The Office of the State Engineer and the Interstate Stream Commission govern the use and distribution of all water resources in the State of New Mexico and obligate the downstream release of all surface and groundwater. To comply with these orders, the Domenici Courthouse rainwater/stormwater system was designed to slow and filter site stormwater, while not limiting the water's eventual release into the downstream municipal system. However as the Water Right Regulations do not limit the use of roof water, we added a subgrade 16,000 gallon cistern to capture rainwater for irrigation reuse.
The success of the project depended largely on the collaboration and communication of team members. During the conceptual design phase, frequent conference calls were conducted to discuss cross-disciplinary issues: replicating pre-development hydrology on top of an existing parking garage, engineering retaining walls constructed from site salvaged concrete paving, and sizing solar arrays to offset the on-site electrical requirement. Through the design development and construction documentation phases, bi-weekly issue based conference calls and file sharing at major milestones occurred. Prior to construction, the Landscape Architect led a kick-off meeting to outline the project goals, SITES process, team members and communication process in Albuquerque. As construction was mobilized, biweekly conference calls were scheduled for the construction group and client group. During construction, conference calls were scheduled each week, with additional calls taking place as needed, allowing for design issues to be resolved in a comprehensive, and integrated manner to ensure a successful outcome that met stakeholder and site performance needs.
Maintenance + Stewardship
Generally speaking, the site will be maintained in a manner that emphasizes timely intervention and appropriate maintenance strategies to maintain a regionally adapted, sustainable landscape that showcases regional aesthetics with minimal inputs and upkeep.
The client, the GSA, is committed to ongoing monitoring to evaluate the performance of the site and cost savings to the American taxpayer. They have funded ongoing monitoring of invasive plants, potable water use, and soil restoration per SITES Credit 9.1 through periodic site observations, testing, and record-keeping. GSA also co-presented the project with our firm at the 2013 ASLA National Convention to share some of the lessons learned with the profession. The project has applied for the Landscape Architecture Foundation Case Study Investigations program, which would provide an opportunity for additional post-occupancy evaluation.
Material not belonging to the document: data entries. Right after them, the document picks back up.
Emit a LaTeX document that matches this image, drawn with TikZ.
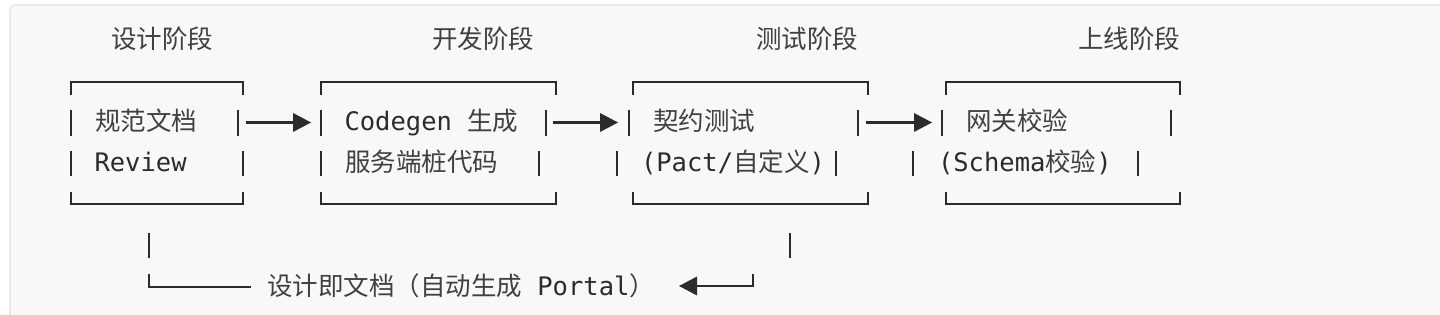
\documentclass[tikz,border=0pt]{standalone}
\usepackage{fontspec}
\setmonofont{DejaVu Sans Mono}
\newfontfamily\cjk{Noto Sans CJK SC}
\usetikzlibrary{arrows.meta}
\definecolor{bgc}{HTML}{F8F8F8}
\definecolor{bdc}{HTML}{E4E6E9}
\definecolor{inkc}{HTML}{2B2B2B}
\definecolor{cjkc}{HTML}{404040}
\newcommand{\C}[1]{{\cjk\color{cjkc}#1}}
\begin{document}
\begin{tikzpicture}[x=1pt,y=-1pt,
  txt/.style={anchor=base west,inner sep=0pt,outer sep=0pt,text=inkc,
    font=\ttfamily\fontsize{25.5}{30}\selectfont},
  boxl/.style={draw=inkc,line width=2.4pt},
  barl/.style={draw=inkc,line width=2pt},
  arr/.style={draw=inkc,line width=2.2pt},
  tipr/.style={fill=inkc}]
\useasboundingbox (0,0) rectangle (1440,315);
\fill[white] (0,0) rectangle (1440,315);
\draw[bdc,fill=bgc,line width=1.5pt,rounded corners=6pt] (10,5) rectangle (1460,330);
% titles
\node[txt] (t1) at (111,49) {\C{设计阶段}};
\node[txt] (t2) at (432,49) {\C{开发阶段}};
\node[txt] (t3) at (756,49) {\C{测试阶段}};
\node[txt] (t4) at (1078,49) {\C{上线阶段}};
% box frames
\foreach \L/\R in {71/243,321/556,633/868,946/1180}{
  \draw[boxl] (\L,95) -- (\L,82) -- (\R,82) -- (\R,95);
  \draw[boxl] (\L,192) -- (\L,204) -- (\R,204) -- (\R,192);
}
% side bars
\foreach \x in {71,238,321,546,629,858,942,1171}{\draw[barl] (\x,110) -- (\x,136);}
\foreach \x in {71,243,321,539,617,836,913,1138}{\draw[barl] (\x,151) -- (\x,176);}
% row texts
\node[txt] (n11) at (95,131) {\C{规范文档}};
\node[txt] (n21) at (344.5,131) {Codegen \C{生成}};
\node[txt] (n31) at (653,131) {\C{契约测试}};
\node[txt] (n41) at (966,131) {\C{网关校验}};
\node[txt] (n12) at (94.5,172) {Review};
\node[txt] (n22) at (345,172) {\C{服务端桩代码}};
\node[txt] (n32) at (641,172) {(Pact/\C{自定义})};
\node[txt] (n42) at (938,172) {(Schema\C{校验})};
% arrows
\foreach \s/\e/\n in {246/311/1,553/618/2,866/932/3}{
  \coordinate (a\n s) at (\s,122.5);
  \coordinate (a\n e) at (\e,122.5);
  \draw[arr] (a\n s) -- ([xshift=-16pt]a\n e);
  \fill[tipr] (a\n e) -- ++(-18,-9.5) -- ++(0,19) -- cycle;
}
% feedback line
\draw[barl] (149,233) -- (149,258);
\draw[barl] (790,233) -- (790,258);
\coordinate (fbs) at (149,274); \coordinate (fbe) at (251,287);
\draw[boxl] (fbs) |- (fbe);
\node[txt] (n6) at (267,295) {\C{设计即文档（自动生成} Portal\C{）}};
\coordinate (rbs) at (753,274); \coordinate (rbe) at (679,286);
\draw[boxl] (rbs) |- ([xshift=16pt]rbe);
\fill[tipr] (rbe) -- ++(18,-9.5) -- ++(0,19) -- cycle;
\end{tikzpicture}
\end{document}
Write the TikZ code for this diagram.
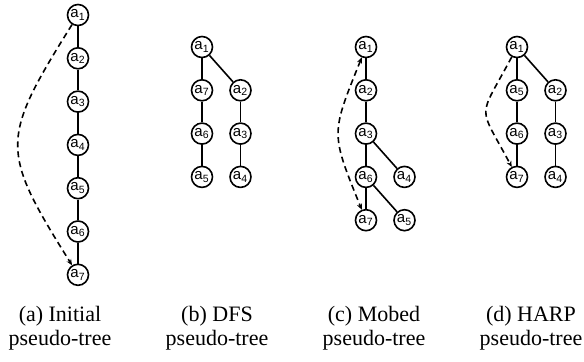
\documentclass[tikz,border=0pt]{standalone}
\usepackage{fontspec}
\setmainfont{Liberation Serif}
\setsansfont{Liberation Sans}
\usetikzlibrary{trees,arrows.meta}

\begin{document}
\begin{tikzpicture}[x=0.5pt,y=0.5pt,line width=0.8pt]
  \tikzstyle{agent}=[circle,draw,line width=0.8pt,inner sep=0pt,minimum size=10.5pt,font=\sffamily\fontsize{7.5}{7.5}\selectfont]
  \tikzstyle{every child node}=[agent]
  \tikzstyle{edge from parent}=[draw,line width=0.8pt]
  \tikzstyle{growdown}=[grow via three points={one child at (0,-43.3) and two children at (0,-43.3) and (38.5,-43.3)}]
  \tikzstyle{caption}=[align=center,font=\fontsize{11}{12}\selectfont]
  \tikzstyle{back}=[dash pattern=on 3pt off 2pt,-{Stealth[length=3pt,width=2.6pt]}]
  \useasboundingbox (0,0) rectangle (584,-361);

  % (a) initial pseudo-tree
  \node[agent] (ia1) at (78,-15) {a\textsubscript{1}} [growdown]
  child {node (ia2) {a\textsubscript{2}}
    child {node (ia3) {a\textsubscript{3}}
      child {node (ia4) {a\textsubscript{4}}
        child {node (ia5) {a\textsubscript{5}}
          child {node (ia6) {a\textsubscript{6}}
            child {node (ia7) {a\textsubscript{7}}}
          }
        }
      }
    }
  };
  \draw[back] (ia1) to[out=-122,in=122,looseness=1.45] (ia7);

  % (b) DFS pseudo-tree
  \node[agent] (da1) at (202,-47) {a\textsubscript{1}} [growdown]
  child {node (da7) {a\textsubscript{7}}
    child {node (da6) {a\textsubscript{6}}
      child {node (da5) {a\textsubscript{5}}}
    }
  }
  child {node (da2) {a\textsubscript{2}}
    child {node (da3) {a\textsubscript{3}}
      child {node (da4) {a\textsubscript{4}}}
    }
  };

  % (c) Mobed pseudo-tree
  \node[agent] (ma1) at (366,-47) {a\textsubscript{1}} [growdown]
  child {node (ma2) {a\textsubscript{2}}
    child {node (ma3) {a\textsubscript{3}}
      child {node (ma6) {a\textsubscript{6}}
        child {node (ma7) {a\textsubscript{7}}}
        child {node (ma5) {a\textsubscript{5}}}
      }
      child {node (ma4) {a\textsubscript{4}}}
    }
  };
  \draw[back,{Stealth[length=3pt,width=2.6pt]}-{Stealth[length=3pt,width=2.6pt]}] (ma1) to[out=-112,in=112,looseness=1.4] (ma7);

  % (d) HARP pseudo-tree
  \node[agent] (ha1) at (517,-47) {a\textsubscript{1}} [growdown]
  child {node (ha5) {a\textsubscript{5}}
    child {node (ha6) {a\textsubscript{6}}
      child {node (ha7) {a\textsubscript{7}}}
    }
  }
  child {node (ha2) {a\textsubscript{2}}
    child {node (ha3) {a\textsubscript{3}}
      child {node (ha4) {a\textsubscript{4}}}
    }
  };
  \draw[back] (ha1) to[out=-118,in=118,looseness=1.7] (ha7);

  % captions
  \node[caption] (capa) at (60,-328) {(a) Initial\\pseudo-tree};
  \node[caption] (capb) at (217,-328) {(b) DFS\\pseudo-tree};
  \node[caption] (capc) at (374,-328) {(c) Mobed\\pseudo-tree};
  \node[caption] (capd) at (531,-328) {(d) HARP\\pseudo-tree};
\end{tikzpicture}
\end{document}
The GSA is committed to effective maintenance of the project to ensure long-term performance of the site and cost savings to the American taxpayer. An onsite Facility Manager is in charge of monitoring site care and site performance, and overseeing a series of maintenance contractors who will handle different aspects of the site maintenance. As part of the project, the owner has worked with current and upcoming maintenance contracts to align ongoing maintenance practices to adhere to guidelines developed as part of the maintenance plan. The owner has also expanded their operational capacities to help meet the goals of the design. Lastly, the owner will continue to evaluate the effectiveness of the maintenance practices through ongoing evaluation and periodic strategic updating of the plan.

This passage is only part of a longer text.